For a short while, these tops were, um, tops. The variety of available designs was astounding, and ensured that whatever pattern
you chose, the chances of running into someone with the same shirt were slim. They were the perfect expression of the flamboyant
pseudo-individuality that gripped the country in the seventies.
Nik-Nik is probably the best remembered polyester shirt maker, but there were many others. The best of these was Kenington.
While other shirt manufacturers were printing postcards and splashy patterns on their shirts, Kenington obtained the rights to
reproduce the Disney characters. Some Kenington shirts were printed with scenes from Disney films, while others featured Disney
characters placed in famous paintings (for instance, Minnie Mouse as the Mona Lisa).

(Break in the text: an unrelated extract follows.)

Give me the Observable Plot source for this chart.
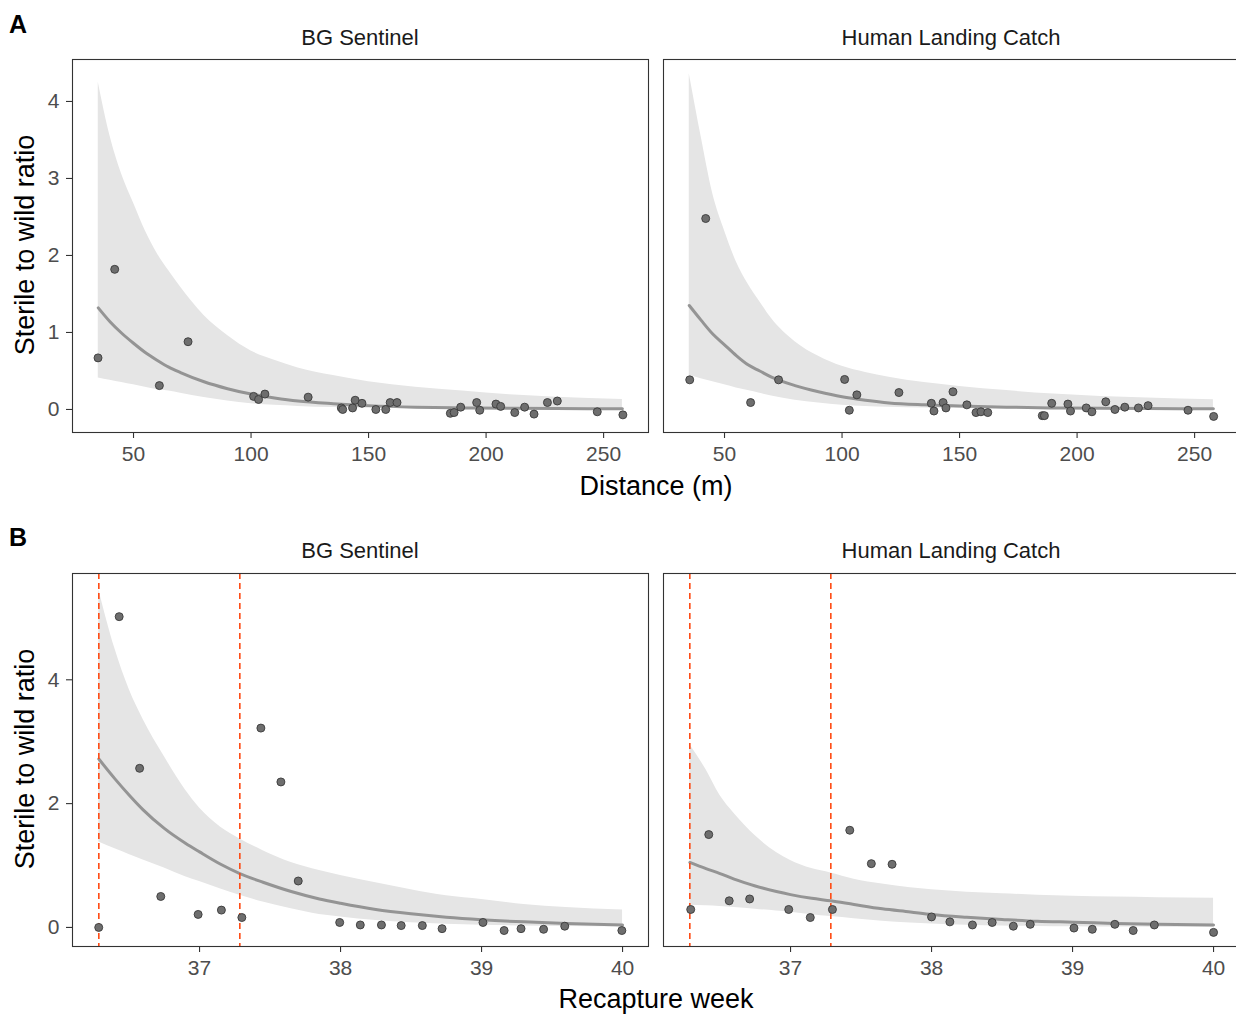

Polyester shirts might have continued as a fashion trend if not for two inescapable facts: they felt bad and smelled awful. The
feeling of a polyester shirt against your skin is hard to describe. It's something akin to wearing a wetsuit smeared with plastic lard.
Odors become trapped in the fabric and no amount of washing will remove them. The positive ionic charge of the fabric acts makes
dirt cling more fiercely to the fabric than it does to soap. As time goes on, the shirts smell worse and worse, until that acrid,
rotten smell, so often associated with polyester shirts, is inescapable.
Soon, all but the most hardcore, coke-snorting, zodiac-inquiring, singles-disco males had discarded their polyester shirts. Shortly
thereafter, the shirts were stereotyped to this group of people, and the polyester shirt went the way of all fashion.